Harter, who is free on a written promise to appear in court, is charged with two counts of felony animal cruelty and misdemeanor charges of battery on an animal control officer, creating a public nuisance, running an illegal kennel, animal endangerment, keeping animals in unsanitary conditions and failing to isolate sick animals.

Harter was convicted in 1995 for operating an illegal kennel, but that conviction was overturned by an appeals court. 

Lancaster Superior Court Judge Lisa Chung is expected to rule Friday on what do with 170 Chihuahuas that have been kept at a county shelter in Baldwin Park since being taken by authorities from Harter in November.


Officials estimated in July that it was costing the county about $2,000 a day to keep the dogs, totaling about $500,000 as of last month.

Chung denied a motion by Harter's attorney that the battery charge should be tried separately from the animal charges. Her attorney said the battery charge would be inflammatory and prejudicial if combined with the animal charges.


The prosecutor argued that the alleged battery took place during the serving of a search warrant and that "any prejudice that might take place is minimal."

"It's a misdemeanor charge. It's not a charge where she fired a shotgun," Heller said. "Separating the count out would be an incredible waste of time and burden to the system."

At a court hearing in July, an agreement about what to do with the dogs fell apart after Harter refused to sign on to an agreement that would have released them to a Chihuahua rescue group based in Burbank.

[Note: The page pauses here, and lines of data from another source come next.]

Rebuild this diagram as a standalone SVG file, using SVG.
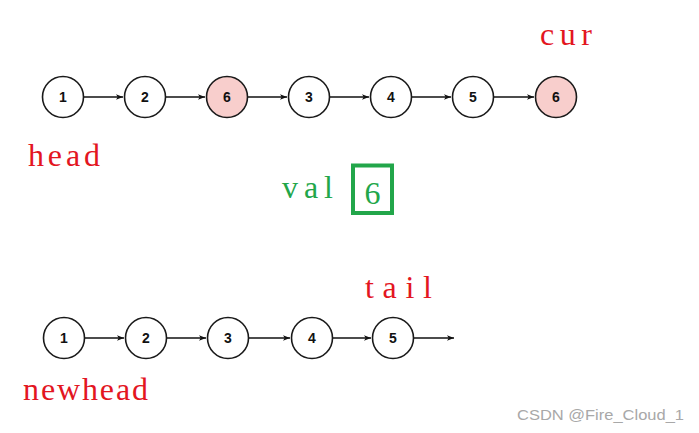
<svg xmlns="http://www.w3.org/2000/svg" width="699" height="433" viewBox="0 0 699 433">
<style>
.n circle{fill:#fff;stroke:#1a1a1a;stroke-width:1.6}
.n.p circle{fill:#f8cecc}
.n text{font-family:"Liberation Sans",Arial,sans-serif;font-weight:bold;font-size:14px;fill:#111;text-anchor:middle}
.c line{stroke:#111;stroke-width:1.4;marker-end:url(#ah)}
.lbl{font-family:"Liberation Serif","Noto Serif",serif;font-size:32px;fill:#e3161f}
.g{fill:#22a64a}
</style>
<defs>
<marker id="ah" viewBox="0 0 10 10" refX="10" refY="5" markerWidth="7" markerHeight="7" markerUnits="userSpaceOnUse" orient="auto">
<path d="M0,1 L10,5 L0,9 L2.5,5 Z" fill="#111"/>
</marker>
</defs>
<rect width="699" height="433" fill="#fff"/>
<g class="c" id="connectors">
<line x1="84" y1="97" x2="123" y2="97"/>
<line x1="166" y1="97" x2="205" y2="97"/>
<line x1="248" y1="97" x2="287" y2="97"/>
<line x1="330" y1="97" x2="369" y2="97"/>
<line x1="412" y1="97" x2="451" y2="97"/>
<line x1="494" y1="97" x2="534" y2="97"/>
<line x1="85" y1="338" x2="124" y2="338"/>
<line x1="167" y1="338" x2="206" y2="338"/>
<line x1="249" y1="338" x2="290" y2="338"/>
<line x1="333" y1="338" x2="371" y2="338"/>
<line x1="414" y1="338" x2="454" y2="338"/>
</g>
<g class="n" id="t1"><circle cx="63" cy="97" r="20.5"/><text x="63" y="102">1</text></g>
<g class="n" id="t2"><circle cx="145" cy="97" r="20.5"/><text x="145" y="102">2</text></g>
<g class="n p" id="t3"><circle cx="227" cy="97" r="20.5"/><text x="227" y="102">6</text></g>
<g class="n" id="t4"><circle cx="309" cy="97" r="20.5"/><text x="309" y="102">3</text></g>
<g class="n" id="t5"><circle cx="391" cy="97" r="20.5"/><text x="391" y="102">4</text></g>
<g class="n" id="t6"><circle cx="473" cy="97" r="20.5"/><text x="473" y="102">5</text></g>
<g class="n p" id="t7"><circle cx="556" cy="97" r="20.5"/><text x="556" y="102">6</text></g>
<g class="n" id="b1"><circle cx="64" cy="338" r="20.5"/><text x="64" y="343">1</text></g>
<g class="n" id="b2"><circle cx="146" cy="338" r="20.5"/><text x="146" y="343">2</text></g>
<g class="n" id="b3"><circle cx="228" cy="338" r="20.5"/><text x="228" y="343">3</text></g>
<g class="n" id="b4"><circle cx="312" cy="338" r="20.5"/><text x="312" y="343">4</text></g>
<g class="n" id="b5"><circle cx="393" cy="338" r="20.5"/><text x="393" y="343">5</text></g>
<g id="labels">
<text class="lbl" x="540" y="45" textLength="52" lengthAdjust="spacing">cur</text>
<text class="lbl" x="28" y="166" textLength="72" lengthAdjust="spacing">head</text>
<text class="lbl g" x="282" y="198" textLength="51" lengthAdjust="spacing">val</text>
<rect x="353" y="165.5" width="39" height="47.5" fill="none" stroke="#22a64a" stroke-width="4"/>
<text class="lbl g" x="372.5" y="204" text-anchor="middle" font-size="32">6</text>
<text class="lbl" x="365" y="298" textLength="67" lengthAdjust="spacing">tail</text>
<text class="lbl" x="23" y="400" textLength="125" lengthAdjust="spacing">newhead</text>
<text x="517" y="420" font-family="Liberation Sans,Arial,sans-serif" font-size="15" fill="#a8a8a8" textLength="167" lengthAdjust="spacingAndGlyphs">CSDN @Fire_Cloud_1</text>
</g>
</svg>
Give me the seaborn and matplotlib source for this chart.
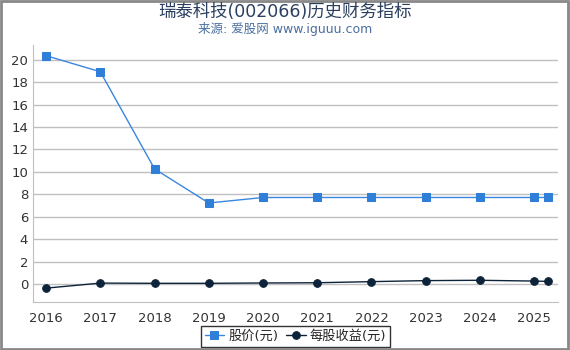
import pandas as pd
import seaborn as sns
from matplotlib import pyplot as plt

years = [2016, 2017, 2018, 2019, 2020, 2021, 2022, 2023, 2024, 2025, 2025.25]
price = [20.36, 18.93, 10.27, 7.23, 7.72, 7.72, 7.72, 7.72, 7.72, 7.72, 7.72]
eps = [-0.36, 0.09, 0.07, 0.07, 0.10, 0.12, 0.22, 0.31, 0.34, 0.27, 0.24]
tick_years = [2016, 2017, 2018, 2019, 2020, 2021, 2022, 2023, 2024, 2025]

df = pd.DataFrame({"year": years, "股价(元)": price, "每股收益(元)": eps})

sns.set_style("white")
plt.rcParams['font.family'] = ['DejaVu Sans', 'Noto Sans CJK SC']

fig = plt.figure(figsize=(5.7, 3.5), dpi=100)
ax = fig.add_axes([0.058, 0.137, 0.921, 0.734])

sns.lineplot(data=df, x="year", y="股价(元)", ax=ax, color="#3a86e0", lw=1,
             marker="s", markersize=5.5, markerfacecolor="#2f7ed8",
             markeredgecolor="#2f7ed8", label="股价(元)")
sns.lineplot(data=df, x="year", y="每股收益(元)", ax=ax, color="#0d233a", lw=1,
             marker="o", markersize=5.5, markerfacecolor="#0d233a",
             markeredgecolor="#0d233a", label="每股收益(元)")

ax.set_xlim(2015.76, 2025.44)
ax.set_ylim(-1.6, 21.3)
ax.set_xticks(tick_years)
ax.set_xticklabels([str(y) for y in tick_years])
ax.set_yticks(range(0, 21, 2))
ax.set_xlabel("")
ax.set_ylabel("")
ax.grid(axis="y", color="#c0c0c0", lw=1)
ax.tick_params(axis="both", labelsize=9.5, colors="#333333", length=4, color="#c0c0c0")
ax.tick_params(axis="y", length=0)
for s in ["top", "right"]:
    ax.spines[s].set_visible(False)
for s in ["left", "bottom"]:
    ax.spines[s].set_color("#c0c0c0")

leg = ax.legend(loc="upper center", bbox_to_anchor=(0.5, -0.068), ncol=2, frameon=True,
                fancybox=False, fontsize=9.5, handlelength=1.5, handletextpad=0.3,
                columnspacing=0.6, borderpad=0.3)
leg.get_frame().set_edgecolor("black")
leg.get_frame().set_linewidth(1)

fig.text(0.5, 0.965, "瑞泰科技(002066)历史财务指标", ha="center", va="center",
         fontsize=12.5, color="#2a3f5f")
fig.text(0.5, 0.918, "来源: 爱股网 www.iguuu.com", ha="center", va="center",
         fontsize=9, color="#4a6f9f")

fig.patches.append(plt.Rectangle((0.002, 0.003), 0.995, 0.994, transform=fig.transFigure,
                                 fill=False, edgecolor="#888888", lw=2))

fig.savefig("out.png", dpi=100)
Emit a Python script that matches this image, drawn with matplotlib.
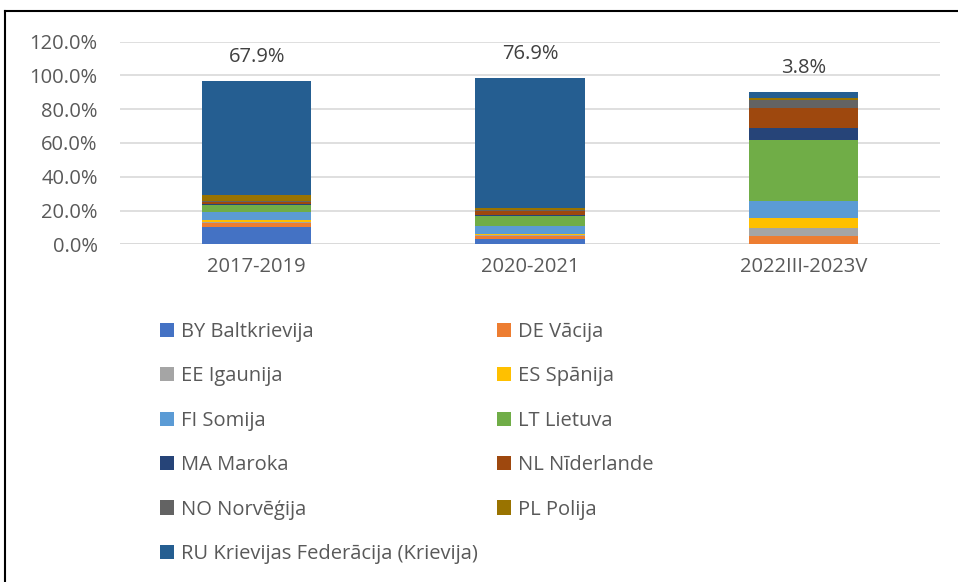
import numpy as np
import matplotlib.pyplot as plt
from matplotlib.patches import Patch
from matplotlib.lines import Line2D

plt.rcParams['font.family'] = ['Open Sans', 'DejaVu Sans']

periods = ['2017-2019', '2020-2021', '2022III-2023V']
countries = ['BY Baltkrievija', 'DE Vācija', 'EE Igaunija', 'ES Spānija', 'FI Somija',
             'LT Lietuva', 'MA Maroka', 'NL Nīderlande', 'NO Norvēģija', 'PL Polija',
             'RU Krievijas Federācija (Krievija)']
colors = ['#4472C4', '#ED7D31', '#A5A5A5', '#FFC000', '#5B9BD5', '#70AD47',
          '#264478', '#9E480E', '#636363', '#997300', '#255E91']

# shares in %, per country, for the three periods
BY = [10.0, 2.9, 0.0]
DE = [2.5, 1.8, 4.9]
EE = [0.6, 1.0, 4.9]
ES = [1.2, 0.3, 5.5]
FI = [4.9, 5.1, 10.2]
LT = [4.3, 5.9, 36.3]
MA = [0.3, 0.1, 7.1]
NL = [1.2, 2.9, 11.6]
NO = [0.5, 0.3, 4.7]
PL = [3.5, 1.2, 1.2]
RU = [67.9, 76.9, 3.8]
series = [BY, DE, EE, ES, FI, LT, MA, NL, NO, PL, RU]

fs = 14.5
fig = plt.figure(figsize=(9.58, 5.82), dpi=100)
W, H = 958, 582
ax = fig.add_axes([120 / W, 1 - 244.3 / H, 820 / W, (244.3 - 41.7) / H])

x = np.arange(len(periods))
bottom = np.zeros(len(periods))
for vals, c in zip(series, colors):
    ax.bar(x, vals, 0.4, bottom=bottom, color=c)
    bottom += np.array(vals)

for i in range(len(periods)):
    ax.annotate(f'{RU[i]:.1f}%', (x[i], bottom[i]), xytext=(0, 24), textcoords='offset pixels',
                ha='center', va='center', fontsize=fs, color='#404040')

ax.set_xlim(-0.5, 2.5)
ax.set_ylim(0, 120)
ax.set_yticks(np.arange(0, 121, 20))
ax.set_yticklabels([f'{v:.1f}%' for v in range(0, 121, 20)])
ax.set_xticks(x)
ax.set_xticklabels(periods)
ax.tick_params(length=0, labelsize=fs, labelcolor='#595959')
ax.tick_params(axis='y', pad=16)
ax.tick_params(axis='x', pad=9)
ax.grid(axis='y', color='#D9D9D9', linewidth=1.2)
ax.set_axisbelow(True)
for s in ax.spines.values():
    s.set_visible(False)
ax.axhline(0, color='#D9D9D9', linewidth=1.2, zorder=0.5)

# legend filled row by row like the original (matplotlib fills columns)
order = [0, 2, 4, 6, 8, 10, 1, 3, 5, 7, 9]
handles = [Patch(facecolor=colors[k], label=countries[k]) for k in order]
fig.legend(handles=handles, ncol=2, loc='upper left', bbox_to_anchor=(150 / W, 1 - 312 / H),
           frameon=False, fontsize=fs, labelcolor='#595959', handlelength=0.7, handleheight=0.7,
           handletextpad=0.35, columnspacing=0.95, labelspacing=1.21, borderpad=0)

# outer frame (top and left edges visible)
fig.add_artist(Line2D([5 / W, 5 / W], [0, 1 - 11 / H], color='black', linewidth=1.5))
fig.add_artist(Line2D([5 / W, 1], [1 - 11 / H, 1 - 11 / H], color='black', linewidth=1.5))

fig.savefig('out.png', dpi=100)
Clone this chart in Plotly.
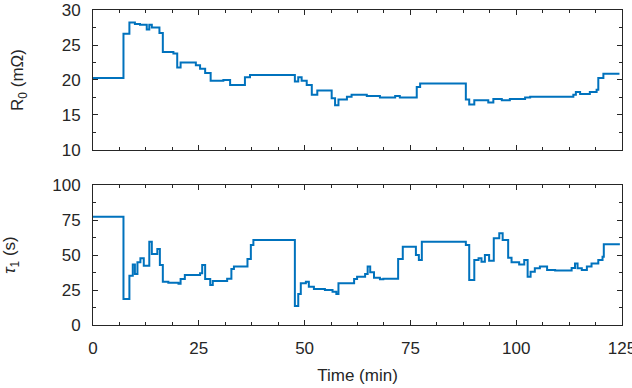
import plotly.graph_objects as go

# R0 (mOhm) step data: start time of each level (min) and level value
r0_time = [0, 7.2, 8.6, 9.9, 11.1, 12.7, 13.3, 13.9, 15.7, 16.5, 19.0, 19.9, 20.7, 24.3, 25.3,
           26.5, 27.8, 30.8, 32.4, 35.9, 37.1, 47.7, 48.5, 49.3, 50.5, 51.7, 53.0, 56.4, 57.2,
           58.0, 60.0, 61.1, 64.7, 67.8, 71.4, 72.5, 76.5, 77.3, 88.1, 88.9, 90.1, 93.4, 94.6,
           96.6, 98.5, 102.1, 103.3, 113.5, 114.1, 115.1, 117.4, 119.0, 119.4, 120.6, 124.4]
r0_value = [20.3, 26.6, 28.2, 28.0, 27.9, 27.2, 27.9, 27.5, 26.7, 24.0, 23.8, 21.8, 22.5, 22.1,
            21.6, 21.0, 19.9, 20.0, 19.3, 20.4, 20.7, 19.8, 20.4, 19.9, 19.3, 17.9, 18.5, 17.4,
            16.4, 17.2, 17.6, 17.9, 17.7, 17.5, 17.7, 17.5, 19.0, 19.5, 17.2, 16.5, 17.1, 16.8,
            17.3, 17.1, 17.3, 17.5, 17.6, 17.9, 18.3, 18.0, 18.3, 18.6, 20.3, 20.9, 20.9]

# tau1 (s) step data
tau_time = [0, 7.2, 8.6, 9.4, 9.9, 10.5, 11.2, 12.0, 13.3, 13.9, 15.2, 15.8, 16.5, 17.8, 20.2,
            20.7, 21.7, 25.3, 25.8, 26.5, 27.7, 28.3, 31.7, 32.7, 33.3, 36.5, 37.3, 37.9, 47.7,
            48.5, 49.1, 50.3, 51.0, 52.2, 54.8, 56.6, 57.5, 58.0, 61.7, 62.4, 64.3, 64.9, 65.5,
            66.4, 67.8, 68.6, 72.1, 73.2, 76.3, 77.0, 77.7, 88.1, 88.9, 90.1, 91.1, 91.8, 92.6,
            93.6, 94.7, 96.0, 96.8, 98.1, 98.9, 100.7, 101.9, 102.7, 103.4, 104.4, 105.6, 107.3,
            109.2, 113.1, 113.9, 114.5, 115.5, 116.7, 117.8, 119.4, 120.4, 120.7, 124.5]
tau_value = [77.4, 18.6, 35.2, 43.3, 36.4, 44.8, 47.6, 42.4, 59.5, 50.7, 54.3, 42.9, 30.9, 30.2,
             29.5, 32.9, 35.7, 36.9, 42.9, 32.9, 28.6, 31.4, 33.0, 40.0, 41.7, 47.1, 57.1, 60.7,
             13.6, 22.1, 29.8, 30.9, 27.4, 25.7, 25.0, 23.8, 22.1, 29.8, 32.9, 34.5, 36.4, 41.7,
             37.6, 33.8, 32.6, 33.0, 47.1, 55.9, 50.0, 46.4, 59.5, 57.1, 32.1, 46.4, 47.6, 45.2,
             50.0, 45.9, 61.9, 65.5, 60.7, 48.1, 44.8, 43.3, 46.4, 34.5, 38.1, 40.5, 41.7, 39.3,
             39.0, 40.7, 44.0, 40.5, 39.3, 41.7, 44.0, 46.4, 48.8, 57.6, 57.6]

x_ticks = [0, 25, 50, 75, 100, 125]
r0_ticks = [10, 15, 20, 25, 30]
tau_ticks = [0, 25, 50, 75, 100]

LINE = "#0072BD"
AX = "#262626"
FONT = "Liberation Sans, Arial, sans-serif"

fig = go.Figure()
fig.add_trace(go.Scatter(x=r0_time, y=r0_value, mode="lines", line=dict(color=LINE, width=2, shape="hv"),
                         xaxis="x", yaxis="y", showlegend=False, hoverinfo="skip"))
fig.add_trace(go.Scatter(x=tau_time, y=tau_value, mode="lines", line=dict(color=LINE, width=2, shape="hv"),
                         xaxis="x2", yaxis="y2", showlegend=False, hoverinfo="skip"))

common = dict(showline=True, linecolor=AX, linewidth=1, mirror="ticks", ticks="inside",
              tickcolor=AX, ticklen=5, tickwidth=1, showgrid=False, zeroline=False,
              automargin=False, ticklabeloverflow="allow",
              tickfont=dict(family=FONT, size=17, color=AX))

fig.update_layout(
    width=632, height=388,
    margin=dict(l=93, r=10, t=10, b=63, autoexpand=False),
    paper_bgcolor="white", plot_bgcolor="white",
    font=dict(family=FONT, size=17, color=AX),
    xaxis=dict(domain=[0, 1], range=[0, 125], anchor="y", tickvals=x_ticks, showticklabels=False,
               minor=dict(dtick=6.25, tick0=0, ticks="inside", ticklen=3, tickcolor=AX), **common),
    yaxis=dict(domain=[0.5556, 1], range=[10, 30], anchor="x", tickvals=r0_ticks,
               ticklabelstandoff=8,
               minor=dict(dtick=2.5, tick0=0, ticks="inside", ticklen=3, tickcolor=AX),
               title=dict(text="R<sub>0</sub> (mΩ)", standoff=33, font=dict(family=FONT, size=17, color=AX)),
               **common),
    xaxis2=dict(domain=[0, 1], range=[0, 125], anchor="y2", tickvals=x_ticks,
                ticklabelstandoff=8,
                minor=dict(dtick=6.25, tick0=0, ticks="inside", ticklen=3, tickcolor=AX),
                title=dict(text="Time (min)", standoff=11, font=dict(family=FONT, size=17, color=AX)),
                **common),
    yaxis2=dict(domain=[0, 0.4444], range=[0, 100], anchor="x2", tickvals=tau_ticks,
                ticklabelstandoff=8,
                minor=dict(dtick=12.5, tick0=0, ticks="inside", ticklen=3, tickcolor=AX),
                title=dict(text="<i>τ</i><sub>1</sub> (s)", standoff=33, font=dict(family=FONT, size=17, color=AX)),
                **common),
)

fig.write_html("out.html", config={"displayModeBar": False},
               post_script="document.body.style.margin='0';document.body.style.overflow='hidden';")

At Harter's home, the Chihuahuas had formed feral packs that preyed on weaker dogs, animal control officials have said. Inbreeding also had affected their behavior, officials said.

County officials said just 36 of the dogs are adoptable, but officials with Burbank-based Chihuahua Rescue, which has spearheaded the effort to save the dogs from being killed, have said the dogs can be rehabilitated and given to new owners.